# Carregar os dados
activity_data <- read.csv("activity.csv")
# Converter a coluna date para formato Date
activity_data$date <- as.Date(activity_data$date, format="%Y-%m-%d")
# Visualizar os primeiros registros
head(activity_data)
## steps date interval
## 1 NA 2012-10-01 0
## 2 NA 2012-10-01 5
## 3 NA 2012-10-01 10
## 4 NA 2012-10-01 15
## 5 NA 2012-10-01 20
## 6 NA 2012-10-01 25
# Total de passos por dia (ignorando NAs)
total_steps_per_day <- activity_data %>%
group_by(date) %>%
summarize(total_steps = sum(steps, na.rm = TRUE))
# Criar histograma
ggplot(total_steps_per_day, aes(x = total_steps)) +
geom_histogram(binwidth = 1000, fill = "blue", alpha = 0.7) +
labs(title = "Total de Passos por Dia", x = "Total de Passos", y = "Frequência") +
theme_minimal()
# Média e mediana
mean_steps <- mean(total_steps_per_day$total_steps, na.rm = TRUE)
median_steps <- median(total_steps_per_day$total_steps, na.rm = TRUE)
mean_steps
## [1] 9354.23
median_steps
## [1] 10395
# Média de passos por intervalo de 5 minutos
average_steps_interval <- activity_data %>%
group_by(interval) %>%
summarize(avg_steps = mean(steps, na.rm = TRUE))
# Criar gráfico
ggplot(average_steps_interval, aes(x = interval, y = avg_steps)) +
geom_line(color = "red") +
labs(title = "Média de Passos por Intervalo de Tempo", x = "Intervalo de 5 minutos", y = "Média de Passos") +
theme_minimal()
# Intervalo com o maior número médio de passos
max_interval <- average_steps_interval[which.max(average_steps_interval$avg_steps), ]
max_interval
## # A tibble: 1 × 2
## interval avg_steps
## <int> <dbl>
## 1 835 206.
# Número de valores ausentes
num_missing <- sum(is.na(activity_data$steps))
# Substituir NAs pela média do respectivo intervalo
activity_data_imputed <- activity_data %>%
group_by(interval) %>%
mutate(steps = ifelse(is.na(steps), mean(steps, na.rm = TRUE), steps))
# Criar novo dataset
write.csv(activity_data_imputed, "activity_imputed.csv", row.names = FALSE)

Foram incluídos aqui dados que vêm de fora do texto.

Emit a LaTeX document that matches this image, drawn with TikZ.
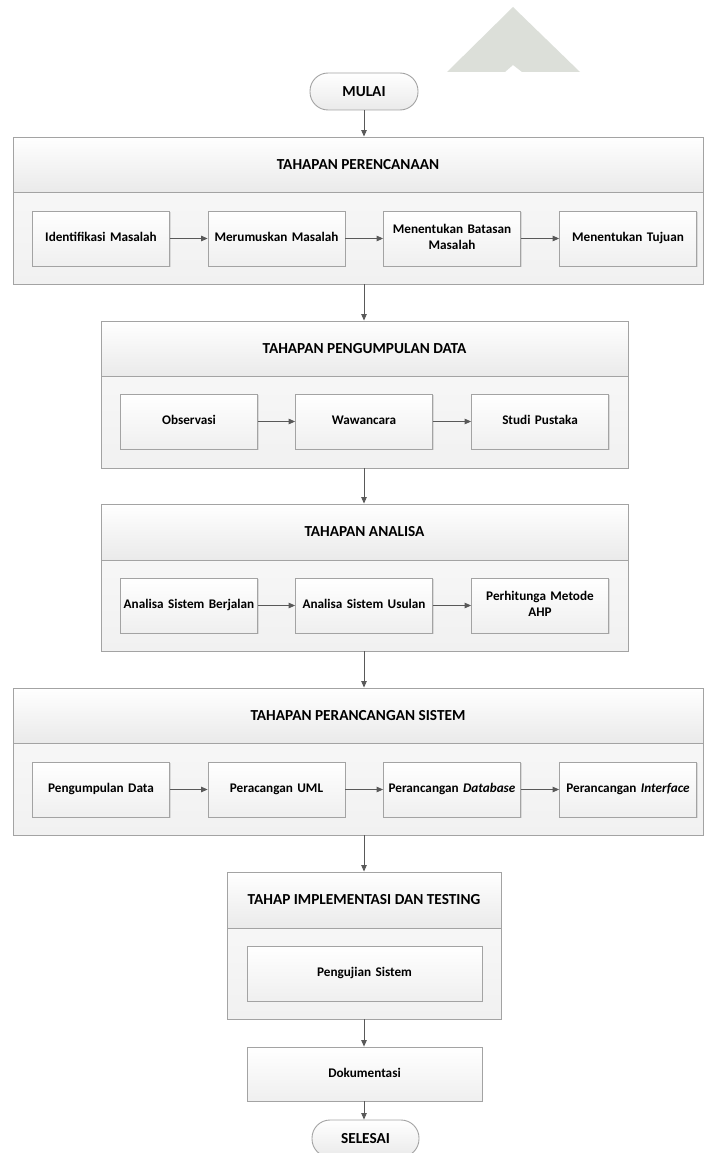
\documentclass[tikz,border=0pt]{standalone}
\usepackage{fontspec}
\setmainfont{Carlito}
\usetikzlibrary{arrows.meta,shadows}

\definecolor{edgegray}{HTML}{A3A3A3}
\definecolor{linegray}{HTML}{595959}
\definecolor{bodygray}{HTML}{F1F1F1}
\definecolor{headlow}{HTML}{EAEAEA}
\definecolor{boxlow}{HTML}{EFEFEF}
\definecolor{markgray}{HTML}{DCDFD9}
\definecolor{shadowgray}{HTML}{D4D4D4}

\tikzset{
  stagehead/.style={draw=edgegray, line width=0.9pt, top color=white, bottom color=headlow,
    inner sep=0pt, font=\fontsize{15.3}{18}\selectfont\bfseries},
  stagebody/.style={draw=edgegray, line width=0.9pt, top color=bodygray!60!white, bottom color=bodygray,
    inner sep=0pt},
  taskbox/.style={draw=edgegray, line width=0.8pt, top color=white, bottom color=boxlow,
    minimum width=137pt, minimum height=55pt, inner sep=2pt, align=center,
    text width=132pt, font=\fontsize{13.2}{15.5}\selectfont\bfseries,
    execute at begin node=\strut, execute at end node=\strut,
    drop shadow={shadow xshift=1.2pt, shadow yshift=-1.2pt, fill=shadowgray, opacity=0.8}},
  terminal/.style={draw=edgegray, line width=0.9pt, rounded corners=18pt, top color=white, bottom color=headlow,
    minimum width=108pt, minimum height=37pt, inner sep=0pt, font=\fontsize{15.3}{18}\selectfont\bfseries},
  flow/.style={draw=linegray, line width=0.9pt, -{Triangle[length=6.5pt,width=5.5pt]}},
}

\begin{document}
\begin{tikzpicture}[x=1pt, y=-1pt]
  \useasboundingbox (0,0) rectangle (705,1153);
  \clip (0,0) rectangle (705,1153);

  % faint emblem in the upper right
  \fill[markgray] (447,72) -- (513,7) -- (580,72) -- (522,72) -- (513,65) -- (505,72) -- cycle;

  % start
  \node[terminal] (mulai) at (364,91.5) {MULAI};

  % stage 1
  \node[stagehead, minimum width=690pt, minimum height=55pt] (h1) at (358,164.5) {TAHAPAN PERENCANAAN};
  \node[stagebody, minimum width=690pt, minimum height=92pt] (b1) at (358,238) {};
  \node[taskbox] (p1) at (101,238.5) {Identifikasi Masalah};
  \node[taskbox] (p2) at (276.5,238.5) {Merumuskan Masalah};
  \node[taskbox] (p3) at (452,238.5) {Menentukan Batasan\\Masalah};
  \node[taskbox] (p4) at (628,238.5) {Menentukan Tujuan};

  % stage 2
  \node[stagehead, minimum width=527pt, minimum height=55pt] (h2) at (364.5,348.5) {TAHAPAN PENGUMPULAN DATA};
  \node[stagebody, minimum width=527pt, minimum height=92pt] (b2) at (364.5,422) {};
  \node[taskbox] (d1) at (189,421.5) {Observasi};
  \node[taskbox] (d2) at (364,421.5) {Wawancara};
  \node[taskbox] (d3) at (540,421.5) {Studi Pustaka};

  % stage 3
  \node[stagehead, minimum width=527pt, minimum height=56pt] (h3) at (364.5,532) {TAHAPAN ANALISA};
  \node[stagebody, minimum width=527pt, minimum height=91pt] (b3) at (364.5,605.5) {};
  \node[taskbox] (a1) at (189,605.5) {Analisa Sistem Berjalan};
  \node[taskbox] (a2) at (364,605.5) {Analisa Sistem Usulan};
  \node[taskbox] (a3) at (540,605.5) {Perhitunga Metode\\AHP};

  % stage 4
  \node[stagehead, minimum width=690pt, minimum height=55pt] (h4) at (358,715.5) {TAHAPAN PERANCANGAN SISTEM};
  \node[stagebody, minimum width=690pt, minimum height=92pt] (b4) at (358,789) {};
  \node[taskbox] (r1) at (101,789.5) {Pengumpulan Data};
  \node[taskbox] (r2) at (276.5,789.5) {Peracangan UML};
  \node[taskbox] (r3) at (452,789.5) {Perancangan \textit{Database}};
  \node[taskbox] (r4) at (628,789.5) {Perancangan \textit{Interface}};

  % stage 5
  \node[stagehead, minimum width=274pt, minimum height=56pt] (h5) at (364,900) {TAHAP IMPLEMENTASI DAN TESTING};
  \node[stagebody, minimum width=274pt, minimum height=91pt] (b5) at (364,973.5) {};
  \node[taskbox, minimum width=235pt, text width=225pt] (t1) at (364.5,973.5) {Pengujian Sistem};

  % closing steps
  \node[taskbox, minimum width=235pt, minimum height=54pt, text width=225pt] (doc) at (364.5,1074) {Dokumentasi};
  \node[terminal, minimum width=107pt] (selesai) at (365.5,1138.5) {SELESAI};

  % connectors inside the stages
  \draw[flow] (p1) -- (p2);
  \draw[flow] (p2) -- (p3);
  \draw[flow] (p3) -- (p4);
  \draw[flow] (d1) -- (d2);
  \draw[flow] (d2) -- (d3);
  \draw[flow] (a1) -- (a2);
  \draw[flow] (a2) -- (a3);
  \draw[flow] (r1) -- (r2);
  \draw[flow] (r2) -- (r3);
  \draw[flow] (r3) -- (r4);

  % connectors between the stages
  \draw[flow] (mulai.south) -- (mulai.south |- h1.north);
  \draw[flow] (b1.south -| mulai.south) -- (h2.north -| mulai.south);
  \draw[flow] (b2.south -| mulai.south) -- (h3.north -| mulai.south);
  \draw[flow] (b3.south -| mulai.south) -- (h4.north -| mulai.south);
  \draw[flow] (b4.south -| mulai.south) -- (h5.north -| mulai.south);
  \draw[flow] (b5.south -| mulai.south) -- (doc.north -| mulai.south);
  \draw[flow] (doc.south -| mulai.south) -- (selesai.north -| mulai.south);
\end{tikzpicture}
\end{document}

# Criar coluna para diferenciar dia da semana e fim de semana
activity_data_imputed$day_type <- ifelse(weekdays(activity_data_imputed$date) %in% c("Saturday", "Sunday"), "weekend", "weekday")
# Média de passos por intervalo e tipo de dia
steps_weekday_weekend <- activity_data_imputed %>%
group_by(interval, day_type) %>%
summarize(avg_steps = mean(steps))
## `summarise()` has grouped output by 'interval'. You can override using the
## `.groups` argument.
# Criar gráfico
ggplot(steps_weekday_weekend, aes(x = interval, y = avg_steps, color = day_type)) +
geom_line() +
labs(title = "Padrões de Atividade: Dias da Semana vs Finais de Semana",
x = "Intervalo de 5 minutos", y = "Média de Passos") +
theme_minimal()
Os gráficos mostram padrões claros de atividade ao longo do dia, destacando diferenças entre dias úteis e finais de semana.